冬も本番。寒い日が続いています。こんなときは、ほっこりとあたたまりたいものですね。「こころ」も「からだ」もあっためたいときに、私が手に取る一冊をご紹介します。
それは、『だんろのまえで』。
『だんろのまえで』鈴木まもる作・絵、教育画劇、2008 amazon
山の中で道に迷ってしまった「僕」。たどりついたのは大きな木でした。ドアが付いていて、開けると中に誰かいるようです。奥にはだんろが赤々と燃えていて、その周りには暖をとる動物たちがいました。
うさぎは言います。「つかれたらやすめばいいんだ。むりしないで、じっとしていればげんきになるさ」
動物たちとの交流と、だんろの火のぬくもりは、男の子に再び立ち上がるパワーを与えたのでした。
あたたかさというものは、「こころ」にも「からだ」にも元気を与えてくれます。
私も以前、疲れ果て、もう何にも立ち向かえないと思った時期がありました。頑張れば頑張るほど空回りしてあがいていた頃、出会えたこの絵本に、私は救われたのでした。
頑なになっていたこころは、驚くほどにするするとほどけていき、自然と前に進む道が開けた不思議な感じを、今でも覚えています。

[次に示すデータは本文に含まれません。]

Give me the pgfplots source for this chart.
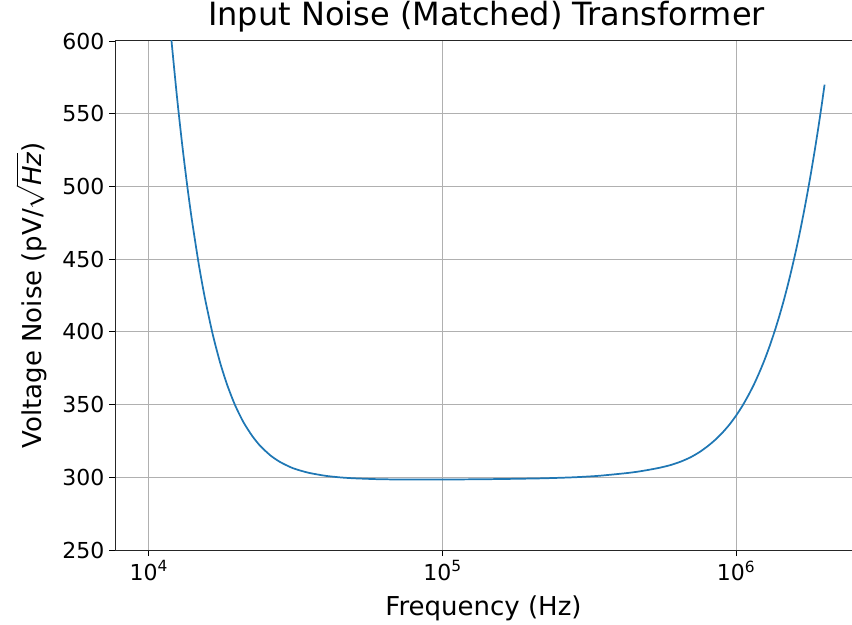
\documentclass[border=0pt]{standalone}
\usepackage{pgfplots}
\pgfplotsset{compat=1.18}
\usepackage{fontspec}
\setmainfont{DejaVu Sans}
\definecolor{cblue}{HTML}{1F77B4}
\definecolor{gridc}{HTML}{B0B0B0}
\begin{document}
\begin{tikzpicture}[x=1pt,y=1pt]
\begin{axis}[
  at={(0pt,0pt)}, anchor=south west,
  scale only axis, width=552.75pt, height=381.75pt,
  xmode=log, log basis x=10,
  xmin=7674, xmax=2.48e6,
  ymin=250, ymax=600,
  axis y line*=left,
  xtick pos=bottom, ytick pos=left,
  tick align=outside,
  xtick={1e4,1e5,1e6},
  xticklabels={10\textsuperscript{4},10\textsuperscript{5},10\textsuperscript{6}},
  ytick={250,300,350,400,450,500,550,600},
  yticklabel style={/pgf/number format/assume math mode=true, font=\fontsize{16.5}{18}\selectfont},
  xticklabel style={font=\fontsize{16.5}{18}\selectfont},
  major tick length=4.5pt, minor tick length=2.6pt,
  every tick/.style={black, line width=0.6pt},
  grid=major,
  major grid style={gridc, line width=0.75pt},
  axis line style={black!85, line width=0.75pt},
  title={Input Noise (Matched) Transformer},
  title style={at={(axis description cs:0.504,1.0138)}, anchor=base, font=\fontsize{24}{28}\selectfont},
  xlabel={Frequency (Hz)},
  xlabel style={at={(axis description cs:0.5,-0.1277)}, anchor=base, font=\fontsize{19.5}{22}\selectfont},
  ylabel={Voltage Noise (pV/$\sqrt{\textit{Hz}}$)},
  ylabel style={at={(axis description cs:-0.1004,0.5)}, anchor=base, font=\fontsize{19.5}{22}\selectfont},
]
\addplot[cblue, line width=1.3pt, smooth, tension=0.4] coordinates {
(10000,813.6) (10500,745.5) (11000,687.6) (11500,638.3) (11950,600) (12500,559.7)
(13000,528.4) (13500,501.3) (14000,477.8) (14800,446.4) (15500,424.0) (16490,398.7)
(17500,378.7) (18500,363.4) (19640,349.9) (21000,337.9) (22500,328.4) (24000,321.4)
(26000,314.9) (28000,310.5) (31000,306.2) (35000,303.1) (40000,301.0) (45000,299.9)
(50000,299.3) (60000,298.7) (70000,298.5) (85000,298.4) (100000,298.5) (130000,298.6)
(170000,298.9) (220000,299.3) (280000,300.0) (340000,301.0) (420000,302.8) (460000,303.8)
(500000,305.0) (550000,306.6) (600000,308.5) (650000,310.9) (700000,313.8) (750000,317.3)
(800000,321.4) (850000,325.9) (900000,330.9) (950000,336.4) (1000000,342.5) (1050000,349.1)
(1100000,356.3) (1150000,363.9) (1200000,372.2) (1250000,380.9) (1300000,390.2) (1350000,400.0)
(1400000,410.3) (1450000,421.1) (1500000,432.4) (1550000,444.2) (1600000,456.4) (1650000,469.1)
(1700000,482.3) (1750000,495.9) (1800000,509.9) (1850000,524.3) (1900000,539.1) (1950000,554.3)
(2000000,570.0)
};
\end{axis}
\pgfresetboundingbox
\path[use as bounding box] (-86.25pt,-55.5pt) rectangle (552.75pt,412.5pt);
\end{tikzpicture}
\end{document}
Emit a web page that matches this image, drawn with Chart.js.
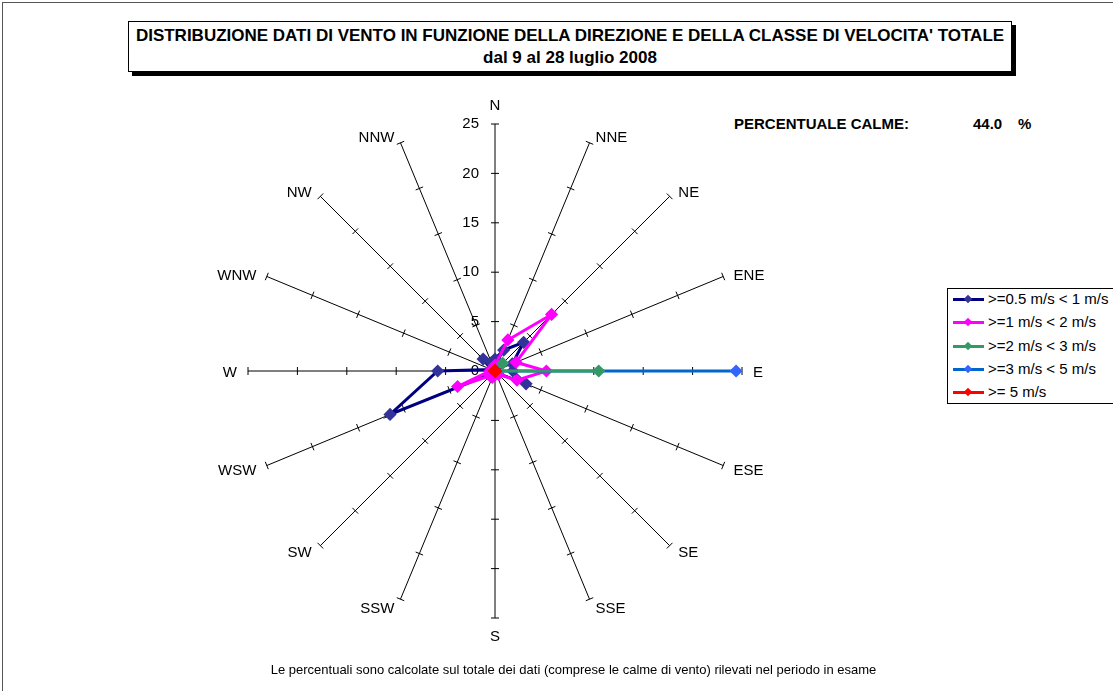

もしあなたが、とても疲れていたとしたら、ぜひこの絵本を開いてほしい。あたたかいだんろの前には、あなたのこころもからだもまるごとあたためてくれる、そんな場所が待っています。
にこっとポイント
- 冬。寒い時期、疲れたときにこそ読みたい一冊。自分のために手元に置いておくのもおすすめです。